В Женевском университете на русском отделении филологического факультета состоялась защита докторской диссертации «Изображения рая: поэтика созерцания Леонида Аронзона». В роли соискателя выступил российский литературовед, литературный критик и поэт, исследователь русского авангарда Пётр Алексеевич Казарновский. Монография Казарновского – первая научная работа о ленинградском-петербургском поэте Леониде Львовиче Аронзоне (1939–1970). Работа над диссертацией заняла 8 лет. То, что защита всё же состоялась именно в такое тяжёлое для русской культуры время, свидетельствует о доброй воле, созидательной силе культуры, которая неизменно наполняется энергией самых талантливых и светлых людей. Научное обоснование поэтического гения Аронзона откроет это несправедливо умалчиваемое имя для миллионов читателей как в России, так и за её пределами. Редакция портала сердечно поздравляет Петра Алексеевича с этим событием в его жизни. Ниже мы приводим небольшой отрывок из его речи на защите диссертации.

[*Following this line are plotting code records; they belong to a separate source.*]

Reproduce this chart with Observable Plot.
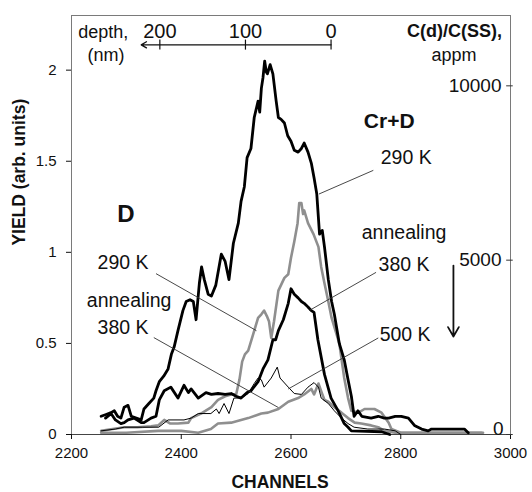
<!DOCTYPE html>
<html><head><meta charset="utf-8">
<script src="https://cdn.jsdelivr.net/npm/d3@7"></script>
<script src="https://cdn.jsdelivr.net/npm/@observablehq/plot@0.6"></script>
<style>body{margin:0;background:#fff;} svg{display:block}</style>
</head><body><div id="chart"></div>
<script>
// ---- data: [channel, yield] ----
const crD290 = [[2254,.10],[2263,.11],[2272,.12],[2278,.13],[2284,.10],[2290,.09],[2296,.15],[2303,.16],[2309,.10],[2318,.09],[2327,.08],[2332,.14],[2341,.17],[2350,.20],[2354,.24],[2360,.29],[2368,.32],[2376,.36],[2382,.44],[2387,.48],[2394,.57],[2403,.68],[2409,.73],[2416,.74],[2422,.73],[2427,.63],[2433,.83],[2437,.92],[2442,.85],[2449,.77],[2455,.76],[2463,.82],[2473,.99],[2480,.95],[2487,.85],[2495,1.05],[2504,1.16],[2509,1.28],[2515,1.36],[2520,1.52],[2527,1.57],[2533,1.74],[2540,1.83],[2543,1.77],[2546,1.90],[2549,1.96],[2552,2.05],[2555,1.99],[2557,1.98],[2562,2.03],[2567,1.98],[2573,1.83],[2577,1.74],[2582,1.73],[2588,1.71],[2594,1.64],[2600,1.61],[2606,1.56],[2613,1.55],[2619,1.57],[2624,1.60],[2631,1.55],[2637,1.49],[2642,1.41],[2647,1.32],[2652,1.10],[2657,1.12],[2661,1.03],[2668,.85],[2674,.73],[2679,.66],[2688,.50],[2697,.41],[2704,.30],[2710,.21],[2715,.10],[2722,.13],[2729,.10],[2746,.09],[2759,.10],[2770,.09],[2778,.09],[2790,.10],[2801,.10],[2814,.09],[2825,.05],[2838,.03],[2850,.02],[2856,.03],[2869,.03],[2916,.03],[2923,.01]];
const crDAnneal380 = [[2254,.02],[2275,.03],[2296,.04],[2320,.04],[2345,.045],[2358,.05],[2369,.08],[2380,.06],[2394,.06],[2413,.065],[2418,.09],[2436,.115],[2455,.15],[2467,.19],[2480,.21],[2491,.22],[2500,.22],[2506,.30],[2511,.40],[2516,.44],[2522,.46],[2531,.55],[2540,.64],[2546,.66],[2551,.68],[2556,.65],[2560,.62],[2564,.53],[2569,.62],[2577,.79],[2588,.86],[2595,.88],[2600,.97],[2606,1.06],[2612,1.16],[2615,1.27],[2619,1.27],[2622,1.21],[2624,1.23],[2631,1.16],[2641,1.10],[2650,1.03],[2655,.92],[2661,.83],[2668,.73],[2674,.64],[2688,.50],[2697,.31],[2704,.20],[2710,.13],[2723,.12],[2734,.14],[2752,.14],[2765,.12],[2778,.065],[2783,.03],[2800,.01],[2947,.01]];
const d290 = [[2262,.09],[2272,.115],[2280,.08],[2290,.06],[2296,.065],[2303,.08],[2314,.09],[2327,.065],[2332,.065],[2345,.09],[2354,.10],[2360,.19],[2369,.24],[2381,.26],[2394,.20],[2405,.27],[2413,.23],[2418,.25],[2431,.20],[2445,.23],[2455,.22],[2467,.225],[2480,.22],[2491,.225],[2500,.21],[2509,.20],[2520,.23],[2527,.24],[2540,.29],[2549,.36],[2558,.41],[2567,.52],[2572,.52],[2577,.57],[2586,.63],[2595,.72],[2600,.80],[2606,.77],[2613,.75],[2619,.73],[2624,.72],[2631,.70],[2637,.68],[2642,.67],[2649,.52],[2661,.33],[2673,.20],[2686,.13],[2697,.06],[2704,.04],[2710,.02],[2765,.015],[2780,0]];
const dAnneal380 = [[2254,.01],[2300,.01],[2358,.02],[2400,.02],[2431,.01],[2454,.03],[2467,.06],[2491,.065],[2522,.09],[2546,.115],[2558,.12],[2577,.14],[2595,.18],[2613,.20],[2624,.22],[2637,.25],[2642,.22],[2650,.28],[2656,.23],[2661,.19],[2668,.18],[2679,.15],[2692,.12],[2704,.09],[2716,.065],[2728,.06],[2746,.05],[2759,.04],[2770,.02],[2790,.01],[2950,.01]];
const anneal500 = [[2254,.02],[2280,.03],[2296,.04],[2330,.04],[2359,.04],[2376,.08],[2405,.08],[2418,.09],[2431,.115],[2454,.115],[2464,.14],[2469,.115],[2478,.17],[2487,.115],[2496,.20],[2509,.20],[2522,.225],[2533,.28],[2540,.31],[2546,.30],[2551,.26],[2564,.31],[2575,.37],[2580,.31],[2595,.26],[2606,.225],[2619,.22],[2631,.26],[2642,.285],[2650,.26],[2655,.20],[2668,.17],[2679,.13],[2692,.09],[2704,.06],[2715,.04],[2740,.03],[2770,.03],[2790,.02],[2800,0]];

// ---- axes ----
const xTicks = [2200,2400,2600,2800,3000];
const yTicks = [0,0.5,1,1.5,2];
const appmTicks = [0,5000,10000];
const appmPerYield = 5225;          // 10000 appm sits at yield ≈ 1.914
const depthTicks = [200,100,0];
const depthZeroChannel = 2673, channelsPerNm = 1.56;

// ---- annotations (anchored in data units) ----
const boldLabels = [
  {text:"Cr+D", c:2779, y:1.717, size:21},
  {text:"D", c:2299, y:1.207, size:24}
];
const plainLabels = [
  {text:"290 K", c:2810, y:1.52},
  {text:"annealing", c:2806, y:1.108},
  {text:"380 K", c:2806, y:0.93},
  {text:"500 K", c:2808, y:0.55},
  {text:"290 K", c:2294, y:0.943},
  {text:"annealing", c:2305, y:0.735},
  {text:"380 K", c:2294, y:0.587}
];
const leaders = [
  {c1:2651, y1:1.32, c2:2750, y2:1.45},
  {c1:2633, y1:0.68, c2:2755, y2:0.89},
  {c1:2595, y1:0.25, c2:2759, y2:0.53},
  {c1:2354, y1:0.883, c2:2537, y2:0.57},
  {c1:2350, y1:0.532, c2:2577, y2:0.148}
];

const toRows = arr => arr.map(([c, y]) => ({c, y}));
const GRAY = "#8f8f8f";
const font = "'Liberation Sans', Arial, sans-serif";

const chart = Plot.plot({
  width: 532, height: 492,
  marginLeft: 71, marginRight: 22, marginTop: 15, marginBottom: 58,
  style: {fontFamily: font, color: "#111", background: "#fff", overflow: "visible"},
  x: {domain: [2200, 3000]},
  y: {domain: [0, 2.3]},
  marks: [
    Plot.frame({stroke: "#7a7a7a"}),
    Plot.ruleY([0], {stroke: "#444"}),
    Plot.axisX({ticks: xTicks, tickSize: 5, tickPadding: 8, fontSize: 15, label: null, tickFormat: d => String(d)}),
    Plot.axisY({ticks: yTicks, tickSize: 5, tickPadding: 10, fontSize: 15, label: null, tickFormat: d => String(d)}),
    // right appm axis
    Plot.ruleY(appmTicks, {y: d => d / appmPerYield, x1: 2993, x2: 3005, stroke: "#333"}),
    Plot.text(appmTicks.filter(d => d > 0), {y: d => d / appmPerYield, frameAnchor: "right", textAnchor: "end", dx: -9, fontSize: 19, text: d => String(d)}),
    Plot.text(appmTicks.filter(d => d === 0), {y: d => d / appmPerYield, frameAnchor: "right", textAnchor: "end", dx: -7, dy: -6, fontSize: 19, text: d => String(d)}),
    Plot.text(["C(d)/C(SS),"], {x: () => 2898, y: () => 2.214, fontSize: 18, fontWeight: "bold"}),
    Plot.text(["appm"], {x: () => 2897, y: () => 2.084, fontSize: 18}),
    // top depth axis
    Plot.arrow([0], {x1: () => depthZeroChannel, x2: () => 2327, y1: () => 2.139, y2: () => 2.139, headLength: 7, strokeWidth: 1.3, stroke: "#111"}),
    Plot.ruleX(depthTicks, {x: d => depthZeroChannel - channelsPerNm * d, y1: 2.165, y2: 2.11, stroke: "#111", strokeWidth: 1.2}),
    Plot.text(depthTicks, {x: d => depthZeroChannel - channelsPerNm * d, y: () => 2.21, text: d => String(d), fontSize: 20}),
    Plot.text(["depth,"], {x: () => 2258, y: () => 2.21, fontSize: 18}),
    Plot.text(["(nm)"], {x: () => 2263, y: () => 2.084, fontSize: 18}),
    // curves
    Plot.line(toRows(dAnneal380), {x: "c", y: "y", stroke: GRAY, strokeWidth: 2.6}),
    Plot.line(toRows(crDAnneal380), {x: "c", y: "y", stroke: GRAY, strokeWidth: 2.6}),
    Plot.line(toRows(anneal500), {x: "c", y: "y", stroke: "#000", strokeWidth: 1}),
    Plot.line(toRows(d290), {x: "c", y: "y", stroke: "#000", strokeWidth: 2.8}),
    Plot.line(toRows(crD290), {x: "c", y: "y", stroke: "#000", strokeWidth: 2.8}),
    // annotations
    Plot.link(leaders, {x1: "c1", y1: "y1", x2: "c2", y2: "y2", stroke: "#333", strokeWidth: 0.9}),
    Plot.text(plainLabels, {x: "c", y: "y", text: "text", fontSize: 19.5}),
    Plot.text(boldLabels, {x: "c", y: "y", text: "text", fontSize: "size", fontWeight: "bold"}),
    Plot.arrow([0], {x1: () => 2896, x2: () => 2896, y1: () => 0.927, y2: () => 0.538, headLength: 9, strokeWidth: 1.8, stroke: "#111"}),
    // axis titles
    Plot.text(["CHANNELS"], {x: () => 2580, frameAnchor: "bottom", dy: 53, fontSize: 17.5, fontWeight: "bold"}),
    Plot.text(["YIELD (arb. units)"], {y: () => 1.037, frameAnchor: "left", dx: -52, rotate: -90, fontSize: 17.5, fontWeight: "bold"})
  ]
});
document.getElementById("chart").appendChild(chart);
</script>
</body></html>
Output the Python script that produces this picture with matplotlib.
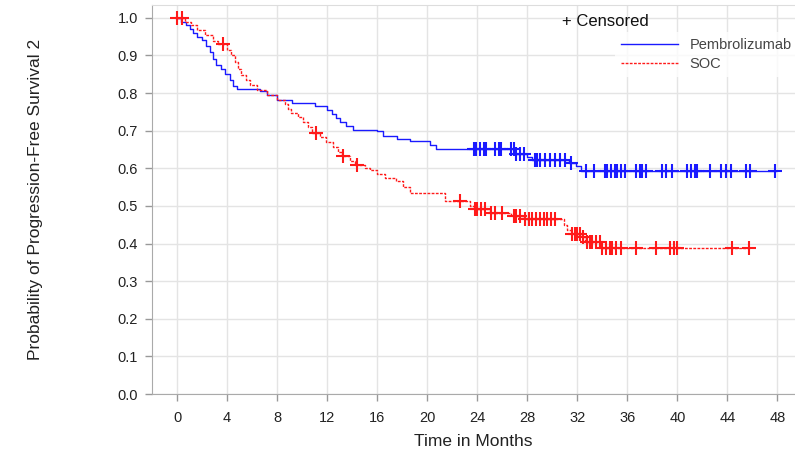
import numpy as np
import matplotlib
matplotlib.use("Agg")
import matplotlib.pyplot as plt
from matplotlib.lines import Line2D

plt.rcParams['font.family'] = ['Liberation Sans', 'DejaVu Sans']

# Kaplan-Meier steps: (time of drop, survival after drop)
pembro_t = [0, 0.3, 0.7, 1.0, 1.3, 1.6, 2.0, 2.3, 2.6, 2.9, 3.1, 3.5, 3.8, 4.2, 4.5, 4.8,
            6.6, 7.2, 8.0, 9.2, 11.0, 12.0, 12.4, 12.7, 13.0, 13.5, 14.1, 16.0, 16.5,
            17.6, 18.6, 20.2, 20.7, 27.0, 28.0, 28.4, 31.3, 31.9, 32.3, 47.9]
pembro_s = [1.0, 0.99, 0.98, 0.97, 0.96, 0.95, 0.94, 0.925, 0.91, 0.89, 0.875, 0.865, 0.85,
            0.835, 0.82, 0.812, 0.805, 0.795, 0.782, 0.773, 0.765, 0.756, 0.745, 0.733,
            0.722, 0.712, 0.703, 0.698, 0.685, 0.678, 0.672, 0.663, 0.650, 0.638, 0.629,
            0.623, 0.614, 0.605, 0.594, 0.594]
pembro_cens = [23.7, 23.9, 24.2, 24.5, 24.7, 25.4, 25.7, 25.9, 26.7, 26.9, 27.1, 27.4, 27.7,
               28.6, 28.8, 29.0, 29.4, 29.8, 30.2, 30.6, 31.0, 31.5, 32.7, 33.3, 34.2, 34.4,
               34.7, 35.0, 35.2, 35.5, 35.8, 36.7, 37.0, 37.2, 37.5, 38.8, 39.1, 39.6, 40.8,
               41.1, 41.4, 41.6, 42.6, 43.5, 43.9, 44.3, 45.5, 45.8, 47.8]

soc_t = [0, 0.6, 1.1, 1.6, 2.2, 2.9, 3.3, 4.0, 4.3, 4.6, 4.9, 5.1, 5.5, 5.8, 6.4, 7.2, 8.0,
         8.6, 8.9, 9.1, 9.7, 10.1, 10.5, 10.8, 11.4, 11.9, 12.5, 12.9, 13.2, 13.8, 14.2,
         15.0, 15.4, 16.0, 16.6, 17.5, 18.1, 18.6, 21.4, 23.4, 23.7, 25.0, 26.7, 27.7,
         30.9, 31.2, 31.5, 32.4, 32.6, 33.9, 45.8]
soc_s = [1.0, 0.99, 0.98, 0.968, 0.955, 0.937, 0.93, 0.915, 0.9, 0.882, 0.865, 0.849, 0.835,
         0.822, 0.809, 0.796, 0.782, 0.77, 0.758, 0.747, 0.735, 0.722, 0.71, 0.695, 0.683,
         0.670, 0.657, 0.644, 0.632, 0.620, 0.610, 0.602, 0.595, 0.586, 0.575, 0.566,
         0.549, 0.533, 0.513, 0.50, 0.493, 0.482, 0.472, 0.464, 0.448, 0.437, 0.424,
         0.416, 0.404, 0.389, 0.389]
soc_cens = [0.0, 0.4, 3.65, 11.1, 13.3, 14.35, 22.6, 23.8, 24.0, 24.3, 24.6, 25.1, 25.4, 26.0,
            26.9, 27.1, 27.4, 27.8, 28.1, 28.4, 28.7, 29.0, 29.3, 29.6, 29.9, 30.2, 31.6,
            31.8, 32.0, 32.2, 32.45, 32.8, 33.0, 33.2, 33.5, 33.8, 34.0, 34.3, 34.6, 34.8,
            35.1, 35.5, 36.7, 38.3, 39.4, 39.7, 40.0, 44.4, 45.7]

xticks = list(range(0, 49, 4))
yticks = [i / 10 for i in range(11)]

BLUE = '#1a1aff'
RED = '#ff1a1a'


def surv_at(times, surv, c):
    idx = np.searchsorted(times, c, side='right') - 1
    return np.asarray(surv)[idx]


fig = plt.figure(figsize=(7.95, 4.58), dpi=100)
ax = fig.add_axes([152 / 795, (458 - 394) / 458, 1 - 152 / 795, (394 - 5) / 458])

ax.step(pembro_t, pembro_s, where='post', color=BLUE, lw=1.0)
ax.step(soc_t, soc_s, where='post', color=RED, lw=1.0, ls=(0, (2, 1)))

ax.plot(pembro_cens, surv_at(pembro_t, pembro_s, pembro_cens), ls='none', marker='+',
        ms=10, mew=1.5, color=BLUE)
ax.plot(soc_cens, surv_at(soc_t, soc_s, soc_cens), ls='none', marker='+',
        ms=10, mew=1.5, color=RED)

ax.set_xlim(-2.0, 49.4)
ax.set_ylim(0, 1.034)
ax.set_xticks(xticks)
ax.set_yticks(yticks)
ax.set_yticklabels(['%.1f' % v for v in yticks])
ax.grid(True, color='#e4e4e4', lw=1.0)
ax.set_axisbelow(True)

for side in ['left', 'bottom']:
    ax.spines[side].set_color('#aaaaaa')
ax.spines['top'].set_color('#dddddd')
ax.spines['right'].set_visible(False)
ax.tick_params(axis='both', colors='#999999', labelcolor='#222222', labelsize=10.5,
               length=5, width=1)
ax.tick_params(axis='x', pad=7)
ax.tick_params(axis='y', pad=5)

ax.set_xlabel('Time in Months', fontsize=12.5, color='#222222', labelpad=7)
ax.set_ylabel('Probability of Progression-Free Survival 2', fontsize=12.5,
              color='#222222', labelpad=54)

handles = [Line2D([], [], color=BLUE, lw=1.0),
           Line2D([], [], color=RED, lw=1.0, ls=(0, (2, 1)))]
leg = ax.legend(handles, ['Pembrolizumab', 'SOC'], loc='upper left',
                bbox_to_anchor=(0.72, 0.93), frameon=True, fontsize=10.5,
                handlelength=3.9, handletextpad=0.8, borderaxespad=0, labelspacing=0.35,
                fancybox=False)
leg.get_frame().set_facecolor('white')
leg.get_frame().set_edgecolor('none')
for t in leg.get_texts():
    t.set_color('#444444')
ax.text(0.638, 0.958, '+ Censored', transform=ax.transAxes, fontsize=12,
        color='#111111', ha='left', va='center')

fig.savefig('out.png', dpi=100)
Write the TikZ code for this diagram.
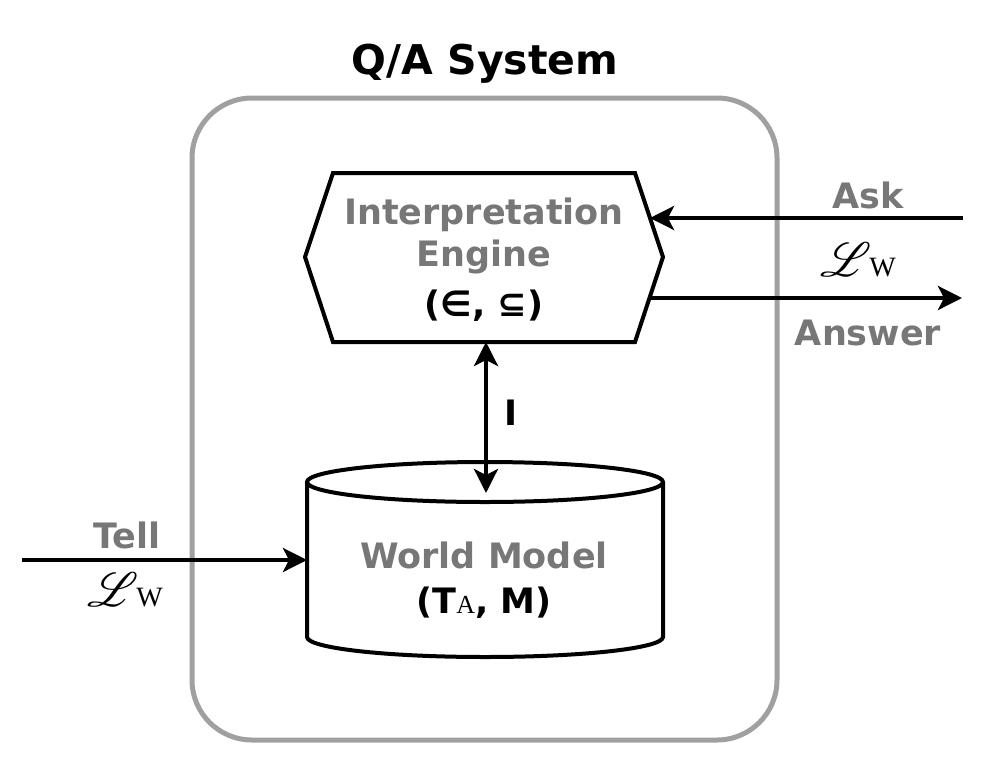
\documentclass[tikz,border=0pt]{standalone}
\usepackage{fontspec}
\usepackage{mathrsfs}
\usepackage{graphicx}
\setmainfont{DejaVu Sans}
\newfontfamily\serifw{Liberation Serif}
\usetikzlibrary{arrows.meta}
\definecolor{txtgray}{HTML}{777777}
\definecolor{boxgray}{HTML}{A0A0A0}
\tikzset{
  conn/.style={line width=2pt, -{Stealth[length=12pt,width=12pt,inset=3pt]}},
  biconn/.style={line width=2pt, {Stealth[length=12pt,width=12pt,inset=3pt]}-{Stealth[length=12pt,width=12pt,inset=3pt]}},
  shapeline/.style={line width=2pt, line join=miter},
  lbl/.style={font=\bfseries\fontsize{17.5}{21}\selectfont, text=txtgray, anchor=base, inner sep=0pt},
  blk/.style={font=\bfseries\fontsize{17.5}{21}\selectfont, text=black, anchor=base, inner sep=0pt},
  titlestyle/.style={font=\bfseries\fontsize{20.5}{24}\selectfont, text=black, anchor=base, inner sep=0pt},
  lang/.style={anchor=base, inner sep=0pt},
}
\newcommand{\LW}{\scalebox{2.4}{$\mathscr{L}$}\kern-1pt{\serifw\fontsize{14}{14}\selectfont W}}
\begin{document}
\begin{tikzpicture}[x=0.5pt,y=-0.5pt]
\useasboundingbox (0,0) rectangle (998,762);
% outer system box
\draw[boxgray, line width=2.5pt, rounded corners=30pt] (192,98) rectangle (777,740);
\node[titlestyle] (title) at (485,74) {Q/A System};
% interpretation engine (hexagon)
\draw[shapeline] (333,173) -- (635,173) -- (663,257) -- (635,342) -- (333,342) -- (305,257) -- cycle;
\node[lbl] (ie1) at (484,224) {Interpretation};
\node[lbl] (ie2) at (484,266) {Engine};
\node[blk] (ie3) at (484,316) {(∈, ⊆)};
% world model (cylinder)
\draw[shapeline] (307,482) -- (307,637) arc[start angle=180,end angle=0,x radius=178,y radius=20] -- (663,482);
\draw[shapeline] (485,482) ellipse[x radius=178, y radius=20];
\node[lbl] (wm1) at (484,568) {World Model};
\node[blk] (wm2) at (484,613) {(T{\serifw\mdseries\fontsize{13}{13}\selectfont A}, M)};
% connection points
\coordinate (askin) at (650,218);
\coordinate (askfrom) at (963,218);
\coordinate (ansout) at (650,298);
\coordinate (ansto) at (962,298);
\coordinate (hexbot) at (486,342);
\coordinate (cyltop) at (486,493);
\coordinate (tellfrom) at (22,560);
\coordinate (cylleft) at (307,560);
% connectors
\draw[conn] (askfrom) -- (askin);
\draw[conn] (ansout) -- (ansto);
\draw[biconn] (hexbot) -- (cyltop);
\draw[conn] (tellfrom) -- (cylleft);
% labels
\node[blk] (ilbl) at (511,425) {I};
\node[lbl] (ask) at (868,208) {Ask};
\node[lang] (lw1) at (858,276) {\LW};
\node[lbl] (answer) at (868,345) {Answer};
\node[lbl] (tell) at (127,548) {Tell};
\node[lang] (lw2) at (125,606) {\LW};
\end{tikzpicture}
\end{document}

– Творчество Леонида Аронзона, несмотря на сравнительно небольшой объём его наследия, стало важной составляющей ленинградской, шире – российской, неподцензурной литературы двух последних десятилетий существования СССР. Поэт прожил недолгую жизнь и погиб, когда ему исполнился 31 год, однако успел создать цельный поэтический мир, в котором формальные аспекты органично уживаются с мистическим визионерством. Аронзон довольно рано начал осваивать поэтику, с помощью которой сумел выявить черты исключительно оригинального индивидуального мира. Особенность этого поэтического универсума заключается в том, что он очень мало имеет общего с миром «объективной реальности»: Аронзон рано отдал предпочтение миру внутреннему по сравнению с миром внешним, что во многом определило, как ограниченную тематику его творчества, так и лексическую сдержанность, и склонность к малым поэтическим формам. Сам по себе лирический эскапизм не является чем-то исключительным, однако в случае Аронзона интересно, как именно он определяет границы своего внутреннего мира и возможности его охвата словом: в зрелый период творчества он определил «материал» – то есть тему, направление – своей «литературы» как «изображение рая». Поэзия Аронзона, уводя от действительности, вела в место (или состояние) чистого созерцания, недоступное для насущных тревог современности. Этим поэт открыл путь постижения красоты и истинности своего мира, отчего его короткая жизнь и сравнительно небольшое творческое наследие, особенно в силу концентрированности последнего, стали притягательны для создания мифа «второй» культуры советского Ленинграда. Привлекательным оказалось и то, что Аронзон говорит о рае, о внутреннем мире, который называет «миром души», «пространством души». И в своей работе я попытался показать, как поэт «изображает рай», описать этот уникальный поэтический мир в его единстве. <…>
И дом Аронзона в реальности, и мир Аронзона в его поэзии – это некий замкнутый, изолированный мир. Он как будто не отличается от того мира, что снаружи; поэт, говоря о нем, характеризует его так: «Мой мир такой же, что и ваш… но только мир души». Этот мир, несмотря на свою замкнутость, закрытость, даже ограниченность, в то же время и бесконечен, безграничен. Ведь это рай. И в этом следует видеть один из ключевых и противоречивых образов Аронзона – сочетание ограниченности и безграничности. <…>
Рай Аронзона, о котором немало высказывались его младшие современники уже в 1970-е–80-е годы, – это не вымысел и не результат неосознанных или неотрефлектированных видений. Рай Аронзона – парадоксальное пространство без определенных ориентиров, в котором лирический герой (в моей работе в силу своих специфических черт определяемый как «автоперсонаж») существует вне социальной действительности и сосредоточен на самом себе и самых близких друзьях, часто выступающих персонажами-двойниками героя. Рай Аронзона – засмертный, инобытийный мир, где наиболее адекватная форма высказывания – молчание. Аронзон находит такой модус поэтического говорения, которым оказывается мотивировано пустое пространство, сама пустота, не предполагающая ни рационального дискурса, ни линейного времени. В этом поэтическом континууме многие онтологические категории, обнаруживаемые поэтом, предполагают присутствие своих противоположностей: так, существование отсылает к несуществованию, жизнь – к смерти, явь – ко сну, причем эти процессы характеризуются взаимной обратимостью, пустота – к полноте, молчание – к слову.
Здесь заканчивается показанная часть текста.